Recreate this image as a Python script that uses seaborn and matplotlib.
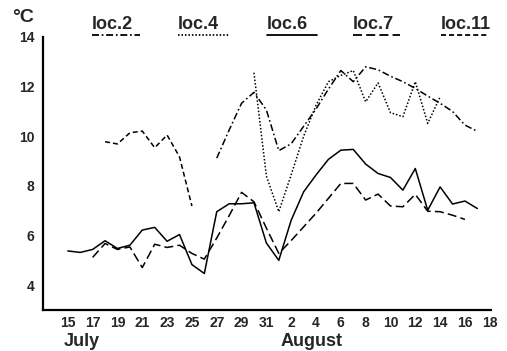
import matplotlib
matplotlib.use("Agg")
import matplotlib.pyplot as plt
from matplotlib.lines import Line2D
import pandas as pd
import seaborn as sns

# Day index: 0 = 15 July ... 16 = 31 July, 17 = 1 August ... 34 = 18 August
loc2_start = 12
loc2_temp = [9.12, 10.25, 11.33, 11.77, 11.06,
             9.42, 9.70, 10.40, 11.10, 11.90, 12.65, 12.20, 12.80, 12.68,
             12.42, 12.20, 11.93, 11.62, 11.33, 11.00, 10.45, 10.20]

loc4_start = 15
loc4_temp = [12.56, 8.40,
             6.96, 8.45, 10.00, 11.25, 12.20, 12.45, 12.65, 11.39, 12.15,
             10.95, 10.79, 12.20, 10.52, 11.59]

loc6_start = 0
loc6_temp = [5.38, 5.32, 5.44, 5.79, 5.48, 5.61, 6.22, 6.33, 5.77, 6.04,
             4.83, 4.47, 6.96, 7.28, 7.28, 7.32, 5.70,
             5.00, 6.62, 7.76, 8.44, 9.07, 9.44, 9.47, 8.88, 8.50, 8.34,
             7.83, 8.70, 7.02, 7.96, 7.27, 7.39, 7.09]

loc7_start = 2
loc7_temp = [5.12, 5.68, 5.44, 5.54, 4.71, 5.65, 5.52, 5.61, 5.28, 5.05,
             5.90, 6.80, 7.74, 7.36, 6.30,
             5.28, 5.80, 6.35, 6.90, 7.50, 8.10, 8.10, 7.43, 7.67, 7.19,
             7.16, 7.66, 6.98, 6.96, 6.82, 6.65]

loc11_start = 3
loc11_temp = [9.78, 9.69, 10.14, 10.21, 9.54, 10.05, 9.17, 7.19]

locations = ["loc.2", "loc.4", "loc.6", "loc.7", "loc.11"]
series = {
    "loc.2": (loc2_start, loc2_temp),
    "loc.4": (loc4_start, loc4_temp),
    "loc.6": (loc6_start, loc6_temp),
    "loc.7": (loc7_start, loc7_temp),
    "loc.11": (loc11_start, loc11_temp),
}

tick_days = [0, 2, 4, 6, 8, 10, 12, 14, 16, 18, 20, 22, 24, 26, 28, 30, 32, 34]
tick_labels = ["15", "17", "19", "21", "23", "25", "27", "29", "31",
               "2", "4", "6", "8", "10", "12", "14", "16", "18"]
y_ticks = [4, 6, 8, 10, 12, 14]

rows = []
for name, (start, temps) in series.items():
    for i, t in enumerate(temps):
        rows.append({"loc": name, "day": start + i, "temp": t})
df = pd.DataFrame(rows)

sns.set_style("white")
plt.rcParams["font.family"] = ["Liberation Sans", "DejaVu Sans"]
plt.rcParams["font.weight"] = "bold"
plt.rcParams["lines.scale_dashes"] = False

line_dashes = {
    "loc.2": (5.0, 2.0, 1.2, 2.0),
    "loc.4": (1.1, 1.4),
    "loc.6": "",
    "loc.7": (6.5, 3.0),
    "loc.11": (3.6, 2.2),
}
palette = {name: "black" for name in locations}

W, H = 507, 351
fig = plt.figure(figsize=(W / 100, H / 100), dpi=100)
ax = fig.add_axes([43 / W, 41 / H, 448 / W, 273 / H])

sns.lineplot(data=df, x="day", y="temp", hue="loc", style="loc",
             hue_order=locations, style_order=locations,
             palette=palette, dashes=line_dashes, linewidth=1.1,
             errorbar=None, legend=False, ax=ax)

ax.set_xlim(-2.0, 34.1)
ax.set_ylim(3, 14)
ax.set_xticks(tick_days)
ax.set_xticklabels(tick_labels, fontsize=10, fontweight="bold")
ax.set_yticks(y_ticks)
ax.set_yticklabels([str(v) for v in y_ticks], fontsize=10, fontweight="bold")
ax.tick_params(axis="x", length=0, pad=4)
ax.tick_params(axis="y", length=4, width=1.2, pad=2, direction="out", color="black")
ax.set_xlabel("")
ax.set_ylabel("")
for side in ("top", "right"):
    ax.spines[side].set_visible(False)
for side in ("left", "bottom"):
    ax.spines[side].set_color("black")
    ax.spines[side].set_linewidth(1.6)


def fx(px):
    return px / W


def fy(py):
    return 1 - py / H


fig.text(fx(12), fy(22), "°C", fontsize=14, fontweight="bold", va="baseline", ha="left")
fig.text(fx(82), fy(346), "July", fontsize=13, fontweight="bold", va="baseline", ha="center")
fig.text(fx(312), fy(346), "August", fontsize=13, fontweight="bold", va="baseline", ha="center")

# key: label with a line sample beneath it
key_pos = {
    "loc.2": (92, 140),
    "loc.4": (178, 230),
    "loc.6": (267, 317),
    "loc.7": (353, 400),
    "loc.11": (441, 488),
}
for name in locations:
    x0, x1 = key_pos[name]
    fig.text(fx(x0), fy(29), name, fontsize=13, fontweight="bold",
             va="baseline", ha="left")
    ln = Line2D([fx(x0), fx(x1)], [fy(34.5), fy(34.5)], transform=fig.transFigure,
                color="black", linewidth=1.3)
    if line_dashes[name]:
        ln.set_dashes(line_dashes[name])
    fig.add_artist(ln)

fig.savefig("out.png", dpi=100)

■ ■ ■ ■ ■

_REQUIREMENTS_
Images should not appear in the copy; retype the listing above exactly.

_FINAL RESULT_
Recreate this image as a Python script that uses seaborn and matplotlib.
import matplotlib
matplotlib.use("Agg")
import matplotlib.pyplot as plt
from matplotlib.lines import Line2D
import pandas as pd
import seaborn as sns

# Day index: 0 = 15 July ... 16 = 31 July, 17 = 1 August ... 34 = 18 August
loc2_start = 12
loc2_temp = [9.12, 10.25, 11.33, 11.77, 11.06,
             9.42, 9.70, 10.40, 11.10, 11.90, 12.65, 12.20, 12.80, 12.68,
             12.42, 12.20, 11.93, 11.62, 11.33, 11.00, 10.45, 10.20]

loc4_start = 15
loc4_temp = [12.56, 8.40,
             6.96, 8.45, 10.00, 11.25, 12.20, 12.45, 12.65, 11.39, 12.15,
             10.95, 10.79, 12.20, 10.52, 11.59]

loc6_start = 0
loc6_temp = [5.38, 5.32, 5.44, 5.79, 5.48, 5.61, 6.22, 6.33, 5.77, 6.04,
             4.83, 4.47, 6.96, 7.28, 7.28, 7.32, 5.70,
             5.00, 6.62, 7.76, 8.44, 9.07, 9.44, 9.47, 8.88, 8.50, 8.34,
             7.83, 8.70, 7.02, 7.96, 7.27, 7.39, 7.09]

loc7_start = 2
loc7_temp = [5.12, 5.68, 5.44, 5.54, 4.71, 5.65, 5.52, 5.61, 5.28, 5.05,
             5.90, 6.80, 7.74, 7.36, 6.30,
             5.28, 5.80, 6.35, 6.90, 7.50, 8.10, 8.10, 7.43, 7.67, 7.19,
             7.16, 7.66, 6.98, 6.96, 6.82, 6.65]

loc11_start = 3
loc11_temp = [9.78, 9.69, 10.14, 10.21, 9.54, 10.05, 9.17, 7.19]

locations = ["loc.2", "loc.4", "loc.6", "loc.7", "loc.11"]
series = {
    "loc.2": (loc2_start, loc2_temp),
    "loc.4": (loc4_start, loc4_temp),
    "loc.6": (loc6_start, loc6_temp),
    "loc.7": (loc7_start, loc7_temp),
    "loc.11": (loc11_start, loc11_temp),
}

tick_days = [0, 2, 4, 6, 8, 10, 12, 14, 16, 18, 20, 22, 24, 26, 28, 30, 32, 34]
tick_labels = ["15", "17", "19", "21", "23", "25", "27", "29", "31",
               "2", "4", "6", "8", "10", "12", "14", "16", "18"]
y_ticks = [4, 6, 8, 10, 12, 14]

rows = []
for name, (start, temps) in series.items():
    for i, t in enumerate(temps):
        rows.append({"loc": name, "day": start + i, "temp": t})
df = pd.DataFrame(rows)

sns.set_style("white")
plt.rcParams["font.family"] = ["Liberation Sans", "DejaVu Sans"]
plt.rcParams["font.weight"] = "bold"
plt.rcParams["lines.scale_dashes"] = False

line_dashes = {
    "loc.2": (5.0, 2.0, 1.2, 2.0),
    "loc.4": (1.1, 1.4),
    "loc.6": "",
    "loc.7": (6.5, 3.0),
    "loc.11": (3.6, 2.2),
}
palette = {name: "black" for name in locations}

W, H = 507, 351
fig = plt.figure(figsize=(W / 100, H / 100), dpi=100)
ax = fig.add_axes([43 / W, 41 / H, 448 / W, 273 / H])

sns.lineplot(data=df, x="day", y="temp", hue="loc", style="loc",
             hue_order=locations, style_order=locations,
             palette=palette, dashes=line_dashes, linewidth=1.1,
             errorbar=None, legend=False, ax=ax)

ax.set_xlim(-2.0, 34.1)
ax.set_ylim(3, 14)
ax.set_xticks(tick_days)
ax.set_xticklabels(tick_labels, fontsize=10, fontweight="bold")
ax.set_yticks(y_ticks)
ax.set_yticklabels([str(v) for v in y_ticks], fontsize=10, fontweight="bold")
ax.tick_params(axis="x", length=0, pad=4)
ax.tick_params(axis="y", length=4, width=1.2, pad=2, direction="out", color="black")
ax.set_xlabel("")
ax.set_ylabel("")
for side in ("top", "right"):
    ax.spines[side].set_visible(False)
for side in ("left", "bottom"):
    ax.spines[side].set_color("black")
    ax.spines[side].set_linewidth(1.6)


def fx(px):
    return px / W


def fy(py):
    return 1 - py / H


fig.text(fx(12), fy(22), "°C", fontsize=14, fontweight="bold", va="baseline", ha="left")
fig.text(fx(82), fy(346), "July", fontsize=13, fontweight="bold", va="baseline", ha="center")
fig.text(fx(312), fy(346), "August", fontsize=13, fontweight="bold", va="baseline", ha="center")

# key: label with a line sample beneath it
key_pos = {
    "loc.2": (92, 140),
    "loc.4": (178, 230),
    "loc.6": (267, 317),
    "loc.7": (353, 400),
    "loc.11": (441, 488),
}
for name in locations:
    x0, x1 = key_pos[name]
    fig.text(fx(x0), fy(29), name, fontsize=13, fontweight="bold",
             va="baseline", ha="left")
    ln = Line2D([fx(x0), fx(x1)], [fy(34.5), fy(34.5)], transform=fig.transFigure,
                color="black", linewidth=1.3)
    if line_dashes[name]:
        ln.set_dashes(line_dashes[name])
    fig.add_artist(ln)

fig.savefig("out.png", dpi=100)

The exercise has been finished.